Life After the Job Title
Photo source: Flickr
Ask a group of retirees about their careers, and the conversation often begins the same way.
“I was a teacher.”
“I worked in construction.”
“I spent 40 years in banking.”
For a long time, our jobs become a kind of shorthand. They tell people what we did, but they don’t always capture what we learned along the way.
Retirement has a funny way of revealing that.
The title on your business card may be gone, yet the skills behind it quietly remain. A former nurse still notices when someone isn’t feeling quite themselves. A mechanic instinctively listens for strange noises under the bonnet. Someone who spent years managing a team knows how to calm a disagreement before it grows into something bigger.
Those abilities don’t disappear because you’ve stopped working. They’ve become part of who you are.

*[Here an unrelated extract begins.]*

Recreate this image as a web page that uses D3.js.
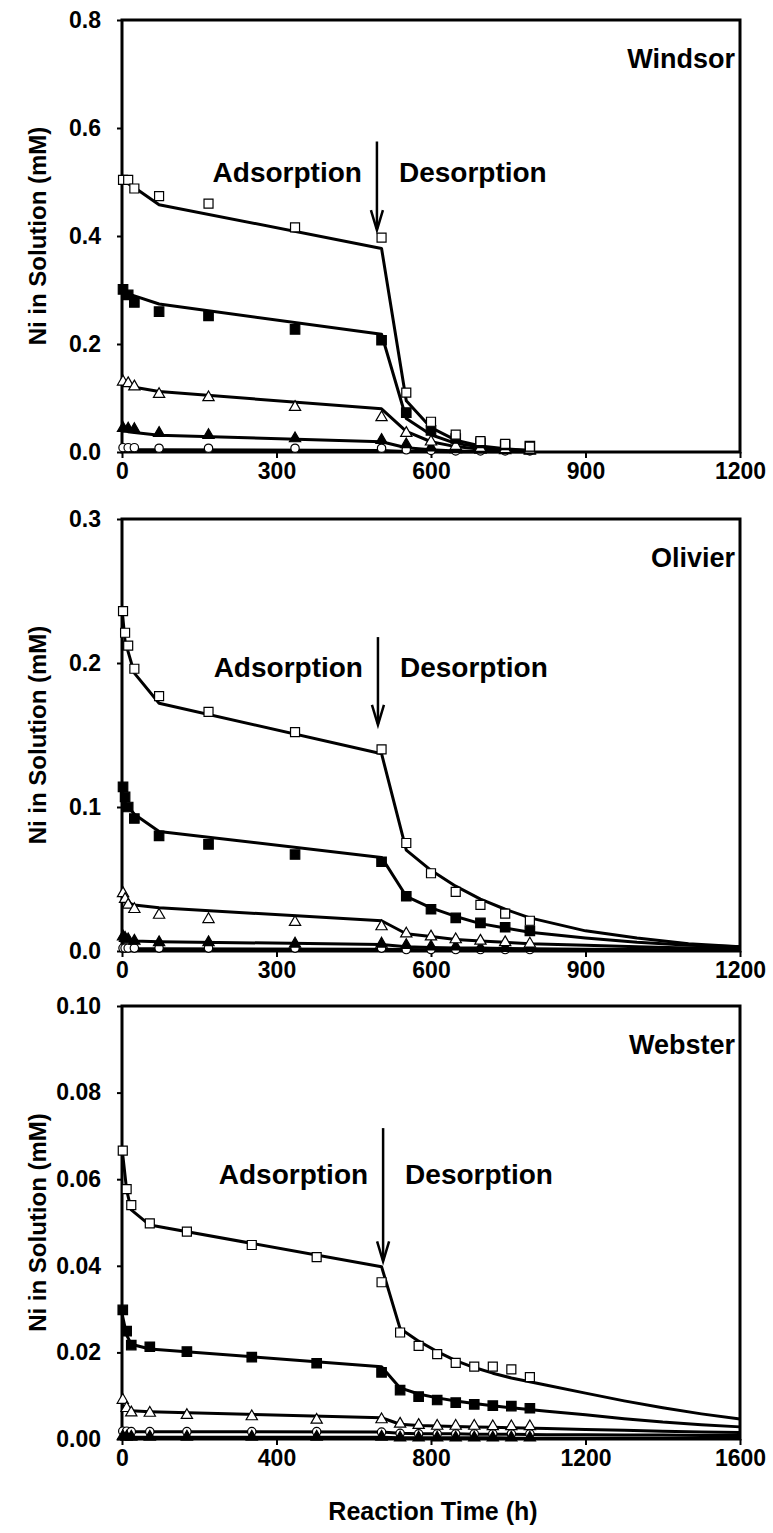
<!DOCTYPE html>
<html>
<head>
<meta charset="utf-8">
<script src="https://cdn.jsdelivr.net/npm/d3@7/dist/d3.min.js"></script>
<style>
    body { margin: 0; background: #fff; }
    svg text { font-family: "Liberation Sans", Arial, sans-serif; font-weight: bold; fill: #000; }
</style>
</head>
<body>
<svg id="chart" width="773" height="1533"></svg>
<script>
// ---- Windsor ----
const windsorTime = [2, 12, 24, 72, 168, 336, 504, 552, 600, 648, 696, 744, 792];
const windsorOpenSq = [0.504, 0.504, 0.488, 0.474, 0.460, 0.416, 0.397, 0.110, 0.056, 0.032, 0.020, 0.015, 0.010];
const windsorFilledSq = [0.301, 0.291, 0.277, 0.260, 0.252, 0.227, 0.207, 0.073, 0.040, 0.025, 0.017, 0.013, 0.011];
const windsorOpenTri = [0.130, 0.127, 0.121, 0.107, 0.101, 0.083, 0.064, 0.035, 0.019, 0.011, 0.007, 0.005, 0.004];
const windsorFilledTri = [0.044, 0.043, 0.042, 0.035, 0.031, 0.025, 0.022, 0.014, 0.008, 0.005, 0.004, 0.003, 0.002];
const windsorOpenCirc = [0.008, 0.008, 0.008, 0.007, 0.007, 0.007, 0.007, 0.004, 0.003, 0.002, 0.002, 0.002, 0.002];

const windsorFitTime = [0, 12, 24, 72, 504, 552, 600, 648, 696, 744, 792];
const windsorFitOpenSq = [0.512, 0.497, 0.490, 0.458, 0.377, 0.095, 0.045, 0.022, 0.011, 0.006, 0.003];
const windsorFitFilledSq = [0.300, 0.293, 0.289, 0.274, 0.218, 0.062, 0.032, 0.016, 0.009, 0.005, 0.003];
const windsorFitOpenTri = [0.128, 0.123, 0.120, 0.112, 0.080, 0.038, 0.019, 0.010, 0.005, 0.003, 0.002];
const windsorFitFilledTri = [0.042, 0.038, 0.036, 0.031, 0.019, 0.008, 0.004, 0.002, 0.001, 0.001, 0.0005];
const windsorFitOpenCirc = [0.004, 0.004, 0.004, 0.004, 0.003, 0.001, 0.0007, 0.0005, 0.0004, 0.0003, 0.0003];

// ---- Olivier ----
const olivierTime = [2, 6, 12, 24, 72, 168, 336, 504, 552, 600, 648, 696, 744, 792];
const olivierOpenSq = [0.236, 0.221, 0.212, 0.196, 0.177, 0.166, 0.152, 0.140, 0.075, 0.054, 0.041, 0.032, 0.026, 0.021];
const olivierFilledSq = [0.114, 0.107, 0.100, 0.092, 0.080, 0.074, 0.067, 0.062, 0.038, 0.029, 0.023, 0.0195, 0.0165, 0.014];
const olivierOpenTri = [0.040, 0.036, 0.032, 0.029, 0.025, 0.022, 0.020, 0.017, 0.012, 0.010, 0.008, 0.007, 0.006, 0.005];
const olivierFilledTri = [0.010, 0.009, 0.008, 0.007, 0.006, 0.006, 0.005, 0.005, 0.004, 0.003, 0.003, 0.002, 0.002, 0.002];
const olivierOpenCirc = [0.002, 0.002, 0.002, 0.002, 0.002, 0.002, 0.002, 0.002, 0.001, 0.001, 0.001, 0.001, 0.001, 0.001];

const olivierFitTime = [0, 6, 24, 72, 504, 552, 600, 648, 696, 744, 792, 900, 1000, 1100, 1200];
const olivierFitOpenSq = [0.238, 0.215, 0.193, 0.172, 0.137, 0.070, 0.056, 0.045, 0.036, 0.029, 0.023, 0.014, 0.009, 0.005, 0.003];
const olivierFitFilledSq = [0.112, 0.103, 0.095, 0.083, 0.065, 0.038, 0.030, 0.024, 0.019, 0.016, 0.013, 0.009, 0.006, 0.004, 0.003];
const olivierFitOpenTri = [0.036, 0.034, 0.032, 0.030, 0.021, 0.012, 0.010, 0.008, 0.007, 0.006, 0.005, 0.004, 0.003, 0.002, 0.002];
const olivierFitFilledTri = [0.008, 0.0075, 0.007, 0.0065, 0.0045, 0.003, 0.0025, 0.002, 0.002, 0.0018, 0.0015, 0.0012, 0.001, 0.0008, 0.0007];
const olivierFitOpenCirc = [0.0015, 0.0015, 0.0015, 0.0015, 0.0013, 0.001, 0.0009, 0.0008, 0.0007, 0.0007, 0.0006, 0.0006, 0.0005, 0.0005, 0.0005];

// ---- Webster ----
const websterTime = [2, 12, 24, 72, 168, 336, 504, 672, 720, 768, 816, 864, 912, 960, 1008, 1056];
const websterOpenSq = [0.0666, 0.0577, 0.0540, 0.0498, 0.0479, 0.0448, 0.0420, 0.0362, 0.0246, 0.0215, 0.0196, 0.0176, 0.0167, 0.0167, 0.0161, 0.0143];
const websterFilledSq = [0.0298, 0.0249, 0.0217, 0.0213, 0.0202, 0.0189, 0.0175, 0.0154, 0.0113, 0.0098, 0.0090, 0.0084, 0.0080, 0.0077, 0.0076, 0.0071];
const websterOpenTri = [0.0090, 0.0071, 0.0061, 0.0060, 0.0055, 0.0052, 0.0044, 0.0045, 0.0035, 0.0032, 0.0030, 0.0030, 0.0030, 0.0029, 0.0029, 0.0029];
const websterFilledTri = [0.0006, 0.0005, 0.0005, 0.0005, 0.0005, 0.0005, 0.0005, 0.0005, 0.0003, 0.0003, 0.0003, 0.0003, 0.0003, 0.0003, 0.0003, 0.0003];
const websterOpenCirc = [0.0018, 0.0018, 0.0017, 0.0017, 0.0017, 0.0017, 0.0017, 0.0016, 0.0013, 0.0012, 0.0012, 0.0012, 0.0012, 0.0012, 0.0012, 0.0012];

const websterFitTime = [0, 12, 24, 72, 672, 720, 768, 816, 864, 912, 960, 1008, 1100, 1200, 1300, 1400, 1500, 1600];
const websterFitOpenSq = [0.0672, 0.0575, 0.0529, 0.0494, 0.0398, 0.0255, 0.0226, 0.0202, 0.0181, 0.0165, 0.0152, 0.0141, 0.0124, 0.0106, 0.0088, 0.0072, 0.0058, 0.0046];
const websterFitFilledSq = [0.0290, 0.0240, 0.0219, 0.0208, 0.0167, 0.0118, 0.0104, 0.0095, 0.0088, 0.0082, 0.0077, 0.0072, 0.0064, 0.0056, 0.0047, 0.0039, 0.0033, 0.0028];
const websterFitOpenTri = [0.0079, 0.0068, 0.0065, 0.0063, 0.0049, 0.0034, 0.0031, 0.0030, 0.0029, 0.0028, 0.0027, 0.0026, 0.0024, 0.0022, 0.0020, 0.0018, 0.0016, 0.0015];
const websterFitFilledTri = [0.0004, 0.0004, 0.0004, 0.0004, 0.0004, 0.0003, 0.0003, 0.0003, 0.0003, 0.0003, 0.0003, 0.0002, 0.0002, 0.0002, 0.0002, 0.0002, 0.0002, 0.0002];
const websterFitOpenCirc = [0.0017, 0.0017, 0.0017, 0.0017, 0.0016, 0.0013, 0.0012, 0.0012, 0.0012, 0.0011, 0.0011, 0.0011, 0.0010, 0.0010, 0.0009, 0.0009, 0.0008, 0.0008];

// ticks
const windsorXTicks = [0, 300, 600, 900, 1200];
const windsorYTicks = [0, 0.2, 0.4, 0.6, 0.8];
const olivierXTicks = [0, 300, 600, 900, 1200];
const olivierYTicks = [0, 0.1, 0.2, 0.3];
const websterXTicks = [0, 400, 800, 1200, 1600];
const websterYTicks = [0, 0.02, 0.04, 0.06, 0.08, 0.10];

const LEFT = 122, RIGHT = 740;

// marker styles
const markers = {
    openSq:    {type: d3.symbolSquare,   size: 81, fill: '#fff'},
    filledSq:  {type: d3.symbolSquare,   size: 90, fill: '#000'},
    openTri:   {type: d3.symbolTriangle, size: 55, fill: '#fff'},
    filledTri: {type: d3.symbolTriangle, size: 55, fill: '#000'},
    openCirc:  {type: d3.symbolCircle,   size: 55, fill: '#fff'}
};

const panels = [
    {
        name: 'Windsor', top: 20, bottom: 452, xMax: 1200, yMax: 0.8,
        xTicks: windsorXTicks, yTicks: windsorYTicks, fmt: d3.format('.1f'),
        time: windsorTime, fitTime: windsorFitTime,
        series: [
            ['openCirc', windsorOpenCirc, windsorFitOpenCirc],
            ['filledTri', windsorFilledTri, windsorFitFilledTri],
            ['openTri', windsorOpenTri, windsorFitOpenTri],
            ['filledSq', windsorFilledSq, windsorFitFilledSq],
            ['openSq', windsorOpenSq, windsorFitOpenSq]
        ],
        arrowT: 495, arrowFrom: 0.575, arrowTo: 0.411, labelY: 0.50
    },
    {
        name: 'Olivier', top: 519, bottom: 951, xMax: 1200, yMax: 0.3,
        xTicks: olivierXTicks, yTicks: olivierYTicks, fmt: d3.format('.1f'),
        time: olivierTime, fitTime: olivierFitTime,
        series: [
            ['openCirc', olivierOpenCirc, olivierFitOpenCirc],
            ['filledTri', olivierFilledTri, olivierFitFilledTri],
            ['openTri', olivierOpenTri, olivierFitOpenTri],
            ['filledSq', olivierFilledSq, olivierFitFilledSq],
            ['openSq', olivierOpenSq, olivierFitOpenSq]
        ],
        arrowT: 497, arrowFrom: 0.218, arrowTo: 0.157, labelY: 0.19
    },
    {
        name: 'Webster', top: 1006, bottom: 1439, xMax: 1600, yMax: 0.1,
        xTicks: websterXTicks, yTicks: websterYTicks, fmt: d3.format('.2f'),
        time: websterTime, fitTime: websterFitTime,
        series: [
            ['openCirc', websterOpenCirc, websterFitOpenCirc],
            ['filledTri', websterFilledTri, websterFitFilledTri],
            ['openTri', websterOpenTri, websterFitOpenTri],
            ['filledSq', websterFilledSq, websterFitFilledSq],
            ['openSq', websterOpenSq, websterFitOpenSq]
        ],
        arrowT: 676, arrowFrom: 0.0718, arrowTo: 0.041, labelY: 0.059
    }
];

const svg = d3.select('#chart');

panels.forEach(p => drawPanel(p));

// x axis title only under the last panel
svg.append('text')
    .attr('x', 433).attr('y', 1520)
    .attr('text-anchor', 'middle')
    .style('font-size', '25px')
    .text('Reaction Time (h)');

function drawPanel(p) {
    let g = svg.append('g');
    let x = d3.scaleLinear().domain([0, p.xMax]).range([LEFT, RIGHT]);
    let y = d3.scaleLinear().domain([0, p.yMax]).range([p.bottom, p.top]);

    // axes
    let yAxis = d3.axisLeft(y).tickValues(p.yTicks).tickSize(5).tickPadding(16).tickFormat(p.fmt);
    let xAxis = d3.axisBottom(x).tickValues(p.xTicks).tickSize(6).tickPadding(5).tickFormat(d3.format('d'));

    let ya = g.append('g').attr('transform', `translate(${LEFT},0)`).call(yAxis);
    let xa = g.append('g').attr('transform', `translate(0,${p.bottom})`).call(xAxis);
    [ya, xa].forEach(a => {
        a.select('.domain').remove();
        a.selectAll('line').attr('stroke', '#000').attr('stroke-width', 2);
        a.selectAll('text').style('font-size', '23px').attr('fill', '#000');
    });

    // frame
    g.append('rect')
        .attr('x', LEFT).attr('y', p.top)
        .attr('width', RIGHT - LEFT).attr('height', p.bottom - p.top)
        .attr('fill', 'none').attr('stroke', '#000').attr('stroke-width', 3);

    // y title
    g.append('text')
        .attr('transform', `translate(46,${(p.top + p.bottom) / 2}) rotate(-90)`)
        .attr('text-anchor', 'middle')
        .style('font-size', '24px')
        .text('Ni in Solution (mM)');

    // panel name
    g.append('text')
        .attr('x', RIGHT - 5).attr('y', p.top + 48)
        .attr('text-anchor', 'end')
        .style('font-size', '27px')
        .text(p.name);

    // model fit lines
    let line = d3.line().x(d => x(d[0])).y(d => y(d[1]));
    p.series.forEach(s => {
        g.append('path')
            .datum(p.fitTime.map((t, i) => [t, s[2][i]]))
            .attr('d', line)
            .attr('fill', 'none')
            .attr('stroke', '#000')
            .attr('stroke-width', 3)
            .attr('stroke-linejoin', 'round');
    });

    // measured points
    p.series.forEach(s => {
        let m = markers[s[0]];
        let sym = d3.symbol().type(m.type).size(m.size);
        g.append('g').selectAll('path')
            .data(p.time.map((t, i) => [t, s[1][i]]))
            .enter().append('path')
            .attr('d', sym)
            .attr('transform', d => `translate(${x(d[0])},${y(d[1])})`)
            .attr('fill', m.fill)
            .attr('stroke', '#000')
            .attr('stroke-width', 1.2);
    });

    // adsorption / desorption arrow
    let ax = x(p.arrowT), y0 = y(p.arrowFrom), y1 = y(p.arrowTo);
    g.append('line')
        .attr('x1', ax).attr('x2', ax).attr('y1', y0).attr('y2', y1 - 1)
        .attr('stroke', '#000').attr('stroke-width', 2.5);
    g.append('path')
        .attr('d', `M${ax - 6},${y1 - 20} L${ax},${y1} L${ax + 6},${y1 - 20}`)
        .attr('fill', 'none').attr('stroke', '#000').attr('stroke-width', 2.5);

    g.append('text')
        .attr('x', ax - 15).attr('y', y(p.labelY))
        .attr('text-anchor', 'end')
        .style('font-size', '28px')
        .text('Adsorption');
    g.append('text')
        .attr('x', ax + 22).attr('y', y(p.labelY))
        .attr('text-anchor', 'start')
        .style('font-size', '28px')
        .text('Desorption');
}
</script>
</body>
</html>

It’s easy to underestimate the value of experience because it feels so ordinary to the person who has it. You might not think twice about planning ahead, solving practical problems, or staying calm under pressure. Yet those are qualities younger generations are often still learning.
That’s one reason many retirees enjoy mentoring, volunteering, or helping within their communities. They’re not trying to recreate their careers. They’re simply putting a lifetime of knowledge to good use in a different way.
Of course, retirement also gives you permission to discover new sides of yourself. You may become known less for what you did and more for what you enjoy now. Perhaps you’re the neighbour with the flourishing vegetable garden, the grandparent who bakes the best scones, or the person who never misses the local quiz night.
Life doesn’t stop evolving simply because your career has ended.
Your job may have introduced you to the world, but it never defined your entire story. Retirement is an opportunity to write a few new chapters, carrying forward the wisdom you’ve earned while making room for interests you never had time to explore.
It turns out that who you are has always been much bigger than what you did for a living.